Essentially, “DOJ wants to flip [the commercial exemption] on its head and say no, if you’re engaged in political activities on behalf of a foreign principal, even if it’s commercial in nature, you got to find another exemption,” Rosenstein said.
The rule change could have a cascading effect for companies doing business with foreign governments or political groups.
The Senate Homeland Security Permanent Select Subcommittee on Investigations has been embroiled in a months-long investigation into Saudi investments in the U.S. as a tool of influence. At a hearing before the committee last month, executives from four U.S.-based companies employed by the Saudi Arabian Public Investment Fund testified before the committee. Only one company, Teneo, is registered for that work under FARA.
Sen.

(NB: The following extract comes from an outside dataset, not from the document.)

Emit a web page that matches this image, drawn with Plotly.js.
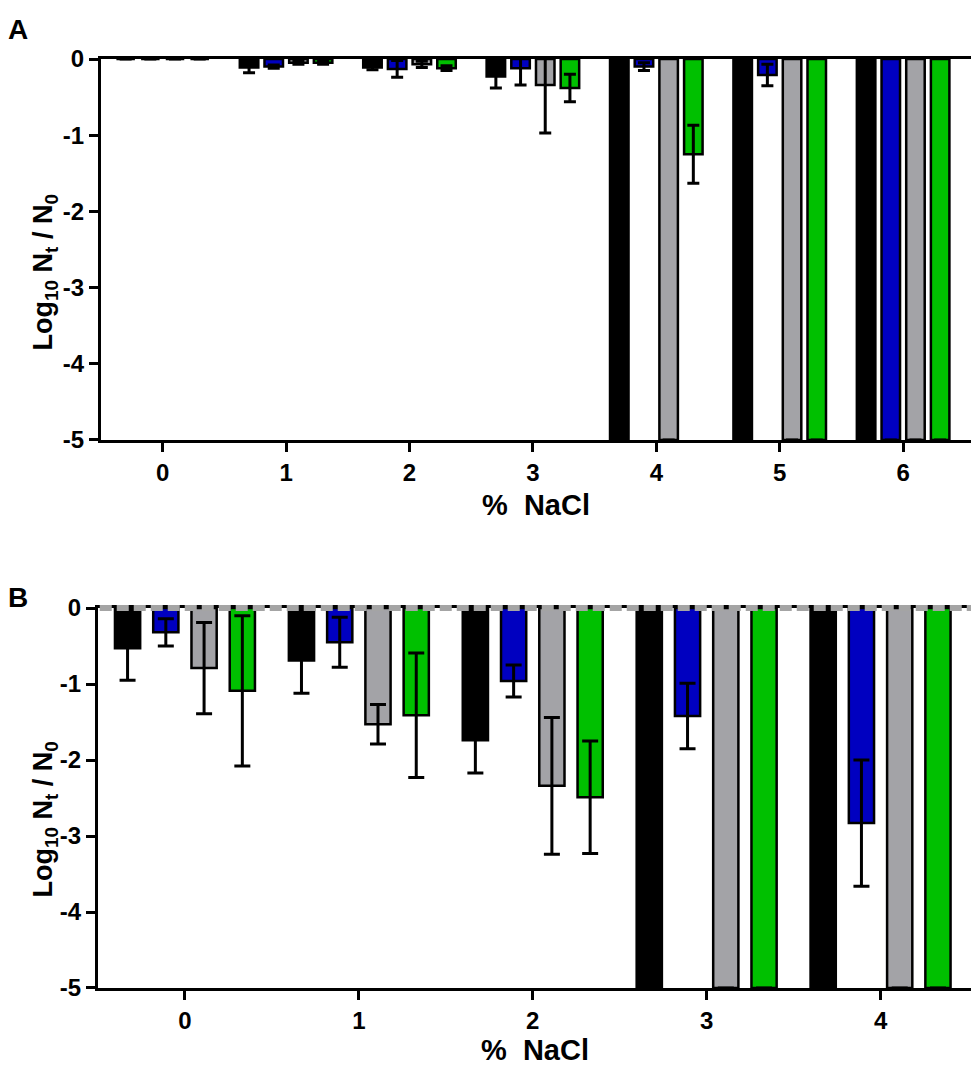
<!DOCTYPE html>
<html>
<head>
<meta charset="utf-8">
<script src="https://cdn.plot.ly/plotly-3.0.1.min.js"></script>
<style>
  body { margin: 0; background: #fff; }
  #chart { width: 975px; height: 1074px; }
</style>
</head>
<body>
<div id="chart"></div>
<script>
// panel A : 0 - 6 % NaCl
let catsA = [0, 1, 2, 3, 4, 5, 6];
let blackA = [0, -0.11, -0.11, -0.23, -5, -5, -5];
let blackErrA = [null, 0.07, 0.03, 0.15, null, null, null];
let blueA = [0, -0.1, -0.13, -0.12, -0.1, -0.21, -5];
let blueErrA = [null, 0.02, 0.11, 0.22, 0.05, 0.14, null];
let grayA = [0, -0.05, -0.07, -0.34, -5, -5, -5];
let grayErrA = [null, 0.02, 0.04, 0.63, null, null, null];
let greenA = [0, -0.05, -0.12, -0.38, -1.25, -5, -5];
let greenErrA = [null, 0.02, 0.03, 0.18, 0.38, null, null];

// panel B : 0 - 4 % NaCl
let catsB = [0, 1, 2, 3, 4];
let blackB = [-0.53, -0.69, -1.74, -5, -5];
let blackErrB = [0.42, 0.43, 0.43, null, null];
let blueB = [-0.32, -0.45, -0.96, -1.42, -2.83];
let blueErrB = [0.18, 0.33, 0.21, 0.43, 0.83];
let grayB = [-0.79, -1.53, -2.34, -5, -5];
let grayErrB = [0.6, 0.26, 0.9, null, null];
let greenB = [-1.09, -1.41, -2.49, -5, -5];
let greenErrB = [0.99, 0.82, 0.74, null, null];

let yTicks = [0, -1, -2, -3, -4, -5];

let colors = ['#000000', '#0000c0', '#a3a3a7', '#00c000'];
let fontFam = 'Liberation Sans, Arial, sans-serif';

//one bar trace, placed in its slot of the group
makeBar = (x, y, err, k, slot, w, capw, xa, ya) => {
    return {
        x: x,
        y: y,
        type: 'bar',
        xaxis: xa,
        yaxis: ya,
        width: w,
        offset: -2 * slot + k * slot + (slot - w) / 2,
        marker: { color: colors[k], line: { color: '#000', width: 2.5 } },
        error_y: {
            type: 'data',
            array: err,
            symmetric: true,
            visible: true,
            color: '#000',
            thickness: 3,
            width: capw
        },
        showlegend: false,
        hoverinfo: 'skip'
    };
}

var data = [
    makeBar(catsA, blackA, blackErrA, 0, 0.2, 0.15, 6, 'x', 'y'),
    makeBar(catsA, blueA, blueErrA, 1, 0.2, 0.15, 6, 'x', 'y'),
    makeBar(catsA, grayA, grayErrA, 2, 0.2, 0.15, 6, 'x', 'y'),
    makeBar(catsA, greenA, greenErrA, 3, 0.2, 0.15, 6, 'x', 'y'),
    makeBar(catsB, blackB, blackErrB, 0, 0.22, 0.145, 8, 'x2', 'y2'),
    makeBar(catsB, blueB, blueErrB, 1, 0.22, 0.145, 8, 'x2', 'y2'),
    makeBar(catsB, grayB, grayErrB, 2, 0.22, 0.145, 8, 'x2', 'y2'),
    makeBar(catsB, greenB, greenErrB, 3, 0.22, 0.145, 8, 'x2', 'y2')
];

var tickFont = { family: fontFam, size: 24, color: '#000', weight: 'bold' };
var xTitleFont = { family: fontFam, size: 29, color: '#000', weight: 'bold' };
var yTitleFont = { family: fontFam, size: 27, color: '#000', weight: 'bold' };
var letterFont = { family: fontFam, size: 28, color: '#000', weight: 'bold' };

xAxisOf = (cats, range, domain, anchor) => ({
    domain: domain,
    anchor: anchor,
    range: range,
    tickvals: cats,
    ticktext: cats.map(String),
    showline: true,
    linecolor: '#000',
    linewidth: 3,
    mirror: true,
    ticks: 'outside',
    ticklen: 9,
    tickwidth: 3,
    tickcolor: '#000',
    showgrid: false,
    zeroline: false,
    tickfont: tickFont
});

yAxisOf = (domain, anchor) => ({
    domain: domain,
    anchor: anchor,
    range: [-5, 0],
    tickvals: yTicks,
    ticktext: yTicks.map(String),
    showline: true,
    linecolor: '#000',
    linewidth: 3,
    ticks: 'outside',
    ticklen: 9,
    tickwidth: 3,
    tickcolor: '#000',
    showgrid: false,
    zeroline: false,
    tickfont: tickFont
});

// axis titles as annotations so they sit where the figure puts them
var yTitle = 'Log<sub>10</sub> N<sub>t</sub> / N<sub>0</sub>';
var xTitle = '%  NaCl';

note = (text, x, y, font, angle, xanchor) => ({
    text: text, textangle: angle, xref: 'paper', yref: 'paper', x: x, y: y,
    xanchor: xanchor, yanchor: 'middle', showarrow: false, font: font
});

var layout = {
    width: 975,
    height: 1074,
    margin: { l: 98, r: 4, t: 59, b: 86 },
    paper_bgcolor: '#fff',
    plot_bgcolor: '#fff',
    barmode: 'overlay',
    xaxis: xAxisOf(catsA, [-0.5, 6.55], [0.0034, 1], 'y'),
    yaxis: yAxisOf([0.59, 1], 'x'),
    xaxis2: xAxisOf(catsB, [-0.5, 4.52], [0, 1], 'y2'),
    yaxis2: yAxisOf([0, 0.409], 'x2'),
    shapes: [
        // grey dotted line laid over the zero line of panel B
        {
            type: 'line', layer: 'above',
            xref: 'paper', yref: 'paper',
            x0: 0.002, x1: 1, y0: 0.409, y1: 0.409,
            line: { color: '#a4a4a4', width: 6, dash: '12px,5px' }
        }
    ],
    annotations: [
        note(yTitle, -0.061, 0.77, yTitleFont, -90, 'center'),
        note(yTitle, -0.061, 0.181, yTitleFont, -90, 'center'),
        note(xTitle, 0.502, 0.52, xTitleFont, 0, 'center'),
        note(xTitle, 0.5, -0.067, xTitleFont, 0, 'center'),
        note('A', -0.105, 1.032, letterFont, 0, 'left'),
        note('B', -0.105, 0.42, letterFont, 0, 'left')
    ]
};

Plotly.newPlot('chart', data, layout, { displayModeBar: false });
</script>
</body>
</html>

Richard Blumenthal (D-Conn.), who chairs the subcommittee, told The Hill after the hearing that one of the main findings emerging from the subcommittee’s investigation was the need to reform FARA, reforms he said he “definitely” plans to introduce.
Perhaps the biggest change that could stem from the DOJ proposal would be the hollowing out of the LDA exemption, which excuses an agent that “has engaged in lobbying activities and has registered” under the LDA.

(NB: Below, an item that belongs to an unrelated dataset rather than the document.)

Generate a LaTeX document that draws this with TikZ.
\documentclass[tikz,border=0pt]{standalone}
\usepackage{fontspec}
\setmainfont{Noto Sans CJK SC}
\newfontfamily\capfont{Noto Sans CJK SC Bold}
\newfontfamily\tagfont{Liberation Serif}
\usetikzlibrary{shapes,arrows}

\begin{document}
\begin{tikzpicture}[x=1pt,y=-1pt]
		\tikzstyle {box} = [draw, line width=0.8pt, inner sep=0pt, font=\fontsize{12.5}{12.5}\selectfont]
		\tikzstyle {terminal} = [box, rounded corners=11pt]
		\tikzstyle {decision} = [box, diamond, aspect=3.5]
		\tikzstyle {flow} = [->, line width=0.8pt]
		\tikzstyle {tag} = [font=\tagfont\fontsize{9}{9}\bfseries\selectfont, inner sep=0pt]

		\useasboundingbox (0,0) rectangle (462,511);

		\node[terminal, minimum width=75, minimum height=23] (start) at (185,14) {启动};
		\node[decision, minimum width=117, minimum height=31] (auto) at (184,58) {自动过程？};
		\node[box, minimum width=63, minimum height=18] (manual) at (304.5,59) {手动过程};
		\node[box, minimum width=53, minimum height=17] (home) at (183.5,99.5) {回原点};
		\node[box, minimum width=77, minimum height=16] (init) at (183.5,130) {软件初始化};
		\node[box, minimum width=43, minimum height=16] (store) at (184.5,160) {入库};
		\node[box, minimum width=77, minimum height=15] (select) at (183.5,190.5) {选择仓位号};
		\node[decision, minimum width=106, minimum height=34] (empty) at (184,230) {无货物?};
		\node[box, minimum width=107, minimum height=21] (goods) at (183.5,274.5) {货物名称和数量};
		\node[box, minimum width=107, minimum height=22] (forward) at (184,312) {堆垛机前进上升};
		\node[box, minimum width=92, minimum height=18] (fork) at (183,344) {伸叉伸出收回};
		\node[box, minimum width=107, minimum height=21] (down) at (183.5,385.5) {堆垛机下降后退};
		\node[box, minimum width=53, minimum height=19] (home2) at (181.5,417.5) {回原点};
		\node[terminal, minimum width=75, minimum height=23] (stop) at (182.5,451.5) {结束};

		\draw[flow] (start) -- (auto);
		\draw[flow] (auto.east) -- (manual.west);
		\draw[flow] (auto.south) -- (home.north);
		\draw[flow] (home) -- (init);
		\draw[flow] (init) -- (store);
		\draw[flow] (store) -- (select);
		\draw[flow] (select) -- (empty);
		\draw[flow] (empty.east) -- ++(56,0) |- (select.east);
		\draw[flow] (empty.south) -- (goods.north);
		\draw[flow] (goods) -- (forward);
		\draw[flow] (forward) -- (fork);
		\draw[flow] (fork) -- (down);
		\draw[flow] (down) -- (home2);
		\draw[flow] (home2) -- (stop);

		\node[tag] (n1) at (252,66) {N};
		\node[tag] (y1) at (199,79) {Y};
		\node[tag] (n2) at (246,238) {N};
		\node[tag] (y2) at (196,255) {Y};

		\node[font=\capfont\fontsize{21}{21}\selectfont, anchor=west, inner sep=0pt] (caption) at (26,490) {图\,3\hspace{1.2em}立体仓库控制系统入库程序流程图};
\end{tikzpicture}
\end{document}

That means that while lobbyists would disclose the general work they did on behalf of their client and how much money they received, they are not required to disclose information materials or supplemental statements that include details like meetings with officials that are required if they registered under FARA.
“Of all the potential changes, that’s one that would have among the more significant changes and ramifications,” Van Grack said, noting they significantly cut the number of FARA registrants after Congress passed the LDA in 1995.
“If you just use the numbers from what happened in 1995, you’re potentially doubling or tripling the number of individuals entities that would potentially now need to register under FARA,” Van Grack added.
The Justice Department expressed its support to repeal the exemption in a letter to Sens. Bob Menendez (D-N.J.), James E. Risch (R-Idaho), Dick Durbin (D-Ill.) and Chuck Grassley (R-Iowa) in November 2022.
“The Division conducted the assessment and concluded that the LDA exemption should be removed from FARA. Accordingly, rather than supporting an audit on the efficacy of the LDA exemption, the Department would support its repeal,” Assistant Attorney General Carlos Felipe Uriarte wrote in the letter.
Changes to both the commercial and LDA exemptions would likely face significant pushback from the business community.
Belinski said she thought getting rid of the LDA exemption was “crazy.”
“Yeah, it would increase the number of people who registered under FARA, but to what end? And then to a detrimental effects to investment and business climate in the U.S.,” Belinski said.
“Getting rid of the LD exemption is not going to do anything to expose like Russian interference in our elections,” she added.
Conference attendees also said DOJ officials signaled new guidance for labeling online “informational materials,” which refers to letters, emails, advertisements and other communications an agent disseminates to two or more people on behalf of their foreign client.
These materials must include a prominent, lengthy statement disclaimer that they are coming from an agent of a foreign government. That’s challenging when the disclosure is about as long as the original 140-character limit of a tweet, Rosenstein remarked.
“Public affairs and communications and lobbying have really adopted the use of modern technology really quickly,” Rosenstein said. “One of the main areas that the law has really failed to keep up is on very simple requirements, like the labeling and filing obligations with regard to what the law used to call propaganda and now calls informational materials.”
Again, Belinski questioned how effective such guidance would be.
“I think it’s great that they’re looking to modernize that but again, that’s assuming that you’re already capturing and the people that are disseminating this information are appropriately registered, which is just not the case,” she said.